In Frankreich ebbt die Welle gegen Le Pen ab

Paris · "Eine Welle, die Nein sagt zu Le Pen", zeigte der Fernsehsender France 2 am 1. Mai 2002. Mehr als eine Million Menschen hatten damals im ganzen Land gegen Jean-Marie Le Pen demonstriert, der überraschend gegen Jacques Chirac in die Stichwahl um das Präsidentenamt gekommen war. Den traditionellen Kundgebungen der Gewerkschaften am Tag der Arbeit schlossen sich alle an, die ein Zeichen gegen den Nationalismus setzen wollten. "Es herrschte eine festliche Atmosphäre", erinnert sich ein Familienvater, der mit seinen drei Kindern in Paris auf die Straße gegangen war.

15 Jahre später steht mit Marine Le Pen wieder eine Kandidatin des Front National (FN) in der zweiten Runde der Präsidentschaftswahl, doch der Protest ist deutlich leiser geworden. Das Votum für Le Pens Gegner Emmanuel Macron ist im Gegensatz zu 2002 keine natürliche Reaktion mehr auf die Bedrohung durch den Rechtspopulismus. Wie gespalten vor allem die französische Linke in ihrer Haltung vor der zweiten Runde ist, zeigte sich gestern. Die Gewerkschaften zogen in getrennten Kundgebungen durch Paris, weil sie sich nicht auf eine gemeinsame Position einigen konnten. Während die gemäßigte Gewerkschaft CFDT klar zum Votum für den ehemaligen Wirtschaftsminister Macron aufrief, sprach sich die kommunistische CGT lediglich gegen den Front National aus. "Weder Faschismus noch Finanz" stand auf einem Spruchband.

Die Haltung des "Weder - Noch" ist auch bei vielen Jugendlichen zu finden, die 2002 massiv gegen Le Pen senior protestiert hatten.

Der legendäre Song "La Jeunesse emmerde le Front National" (Die Jugend schickt den Front National zum Teufel), mit dem sie damals auf die Straße gegangen waren, scheint vergessen. Statt dessen riefen junge Demonstranten noch am Abend des ersten Wahlgangs dazu auf, am 7. Mai nicht abzustimmen oder einen leeren Stimmzettel abzugeben.

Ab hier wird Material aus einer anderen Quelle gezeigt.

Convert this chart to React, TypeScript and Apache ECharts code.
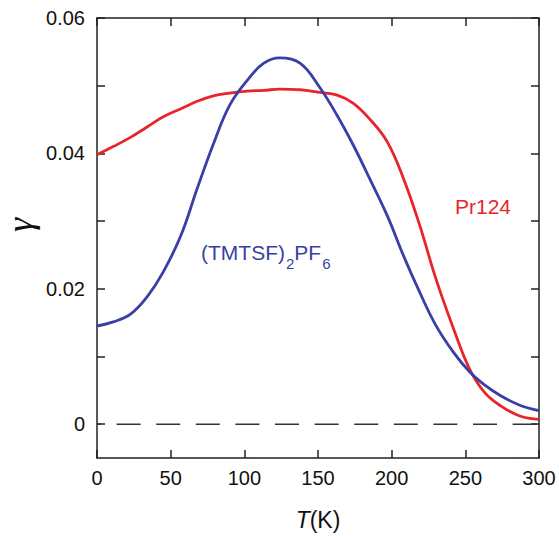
import React, { useEffect, useRef } from "react";
import * as echarts from "echarts";

// Temperature readings (K)
const temperature = [0, 11, 23, 34, 45, 57, 68, 79, 90, 102, 113, 124, 138, 151, 163, 174, 185, 197, 208, 219, 230, 242, 253, 263, 274, 287, 300];
// (TMTSF)2PF6
const tmtsfGamma = [0.0145, 0.0151, 0.0163, 0.0188, 0.0225, 0.0279, 0.0348, 0.0414, 0.0471, 0.0508, 0.0533, 0.0541, 0.0533, 0.0498, 0.0456, 0.0412, 0.0363, 0.0308, 0.0249, 0.0195, 0.0146, 0.0106, 0.0077, 0.0058, 0.0042, 0.0028, 0.002];
// Pr124
const prGamma = [0.0398, 0.041, 0.0424, 0.0439, 0.0454, 0.0466, 0.0477, 0.0485, 0.0489, 0.0492, 0.0493, 0.0495, 0.0494, 0.049, 0.0486, 0.0474, 0.0451, 0.0417, 0.0363, 0.0294, 0.0215, 0.0141, 0.0081, 0.0047, 0.0027, 0.0012, 0.0007];
// Axis ticks
const xTicks = [0, 50, 100, 150, 200, 250, 300];
const yTicks = [0, 0.01, 0.02, 0.03, 0.04, 0.05, 0.06];
const yLabels = [0, 0.02, 0.04, 0.06];
const zeroLine = [0, 300];

const BLUE = "#3a3fa6";
const RED = "#e8252b";
const AXIS = "#222";
const FONT = "'Liberation Sans', Arial, sans-serif";

export default function App() {
  const ref = useRef<HTMLDivElement>(null);
  useEffect(() => {
    if (!ref.current) return;
    const chart = echarts.init(ref.current, null, { renderer: "svg" });
    const tickStyle = { show: true, inside: true, length: 8, lineStyle: { color: AXIS, width: 1.5 } };
    const lineStyle = { show: true, onZero: false, lineStyle: { color: AXIS, width: 1.5 } };
    chart.setOption({
      animation: false,
      backgroundColor: "#fff",
      grid: { left: 97, right: 20, top: 18, bottom: 77, containLabel: false },
      xAxis: [
        {
          type: "value",
          min: 0,
          max: 300,
          interval: 50,
          position: "bottom",
          axisLine: lineStyle,
          axisTick: { ...tickStyle, customValues: xTicks },
          splitLine: { show: false },
          axisLabel: { customValues: xTicks, color: "#111", fontSize: 20, fontFamily: FONT, margin: 10 },
          name: "{i|T}(K)",
          nameLocation: "middle",
          nameGap: 50,
          nameTextStyle: {
            color: "#111",
            fontSize: 23,
            fontFamily: FONT,
            rich: { i: { fontStyle: "italic", fontSize: 23, fontFamily: FONT, color: "#111" } },
          },
        },
        {
          type: "value",
          min: 0,
          max: 300,
          interval: 50,
          position: "top",
          axisLine: lineStyle,
          axisTick: { ...tickStyle, customValues: xTicks },
          axisLabel: { show: false },
          splitLine: { show: false },
        },
      ],
      yAxis: [
        {
          type: "value",
          min: -0.005,
          max: 0.06,
          position: "left",
          axisLine: lineStyle,
          axisTick: { ...tickStyle, customValues: yTicks },
          splitLine: { show: false },
          axisLabel: {
            customValues: yLabels,
            color: "#111",
            fontSize: 20,
            fontFamily: FONT,
            margin: 12,
            formatter: (v: number) => (v === 0 ? "0" : v.toFixed(2)),
          },
        },
        {
          type: "value",
          min: -0.005,
          max: 0.06,
          position: "right",
          axisLine: lineStyle,
          axisTick: { ...tickStyle, customValues: yTicks },
          axisLabel: { show: false },
          splitLine: { show: false },
        },
      ],
      series: [
        {
          type: "line",
          name: "zero",
          data: zeroLine.map((t) => [t, 0]),
          symbol: "none",
          lineStyle: { color: "#333", width: 1.5, type: [24, 15.6], dashOffset: 19.9 },
          z: 1,
        },
        {
          type: "line",
          name: "(TMTSF)2PF6",
          data: temperature.map((t, i) => [t, tmtsfGamma[i]]),
          smooth: 0.4,
          symbol: "none",
          lineStyle: { color: BLUE, width: 2.8 },
          z: 3,
        },
        {
          type: "line",
          name: "Pr124",
          data: temperature.map((t, i) => [t, prGamma[i]]),
          smooth: 0.4,
          symbol: "none",
          lineStyle: { color: RED, width: 2.8 },
          z: 2,
        },
      ],
      graphic: [
        {
          type: "text",
          x: 20,
          y: 225,
          rotation: Math.PI / 2,
          style: {
            text: "γ",
            font: "italic 36px 'Liberation Serif', 'Times New Roman', serif",
            fill: "#111",
            textAlign: "center",
            textVerticalAlign: "middle",
          },
        },
        {
          type: "text",
          x: 455,
          y: 206,
          style: {
            text: "Pr124",
            fontSize: 21,
            fontFamily: FONT,
            fill: RED,
            textAlign: "left",
            textVerticalAlign: "middle",
          },
        },
        {
          type: "text",
          x: 201,
          y: 252,
          style: {
            text: "{m|(TMTSF)}{s|2}{m|PF}{s|6}",
            fill: BLUE,
            textAlign: "left",
            textVerticalAlign: "middle",
            rich: {
              m: { fontSize: 21, fontFamily: FONT, fill: BLUE, lineHeight: 24 },
              s: { fontSize: 15, fontFamily: FONT, fill: BLUE, padding: [22, 0, 0, 1] },
            },
          },
        },
      ],
    });
    return () => chart.dispose();
  }, []);
  return <div ref={ref} style={{ position: "fixed", left: 0, top: 0, width: 559, height: 536 }} />;
}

Eine Figur, mit der sich fast ein Drittel der jugendlichen Wähler identifizieren kann, ist der Linkspopulist Jean-Luc Mélenchon. 2002 hatte der Exzentriker, der in der ersten Runde rund sieben Millionen Stimmen bekam, noch offen für Chirac und gegen Le Pen geworben. Von einer so klaren Stellungnahme ist der 65-Jährige heute weit entfernt. In einem Videostatement wandte er sich am Freitag gegen beide Präsidentschaftskandidaten. "Es ist nicht hinnehmbar, einen fortschrittlich orientierten Kandidaten und die Chefin einer reaktionären und ausländerfeindlichen Partei auf eine Stufe zu stellen", kritisierte die Zeitung "Le Monde" die Haltung Mélonchons. Der ging gestern zwar gegen den FN auf die Straße. Im Gegensatz zu 2002 winkte er aber nur stumm in die Menge.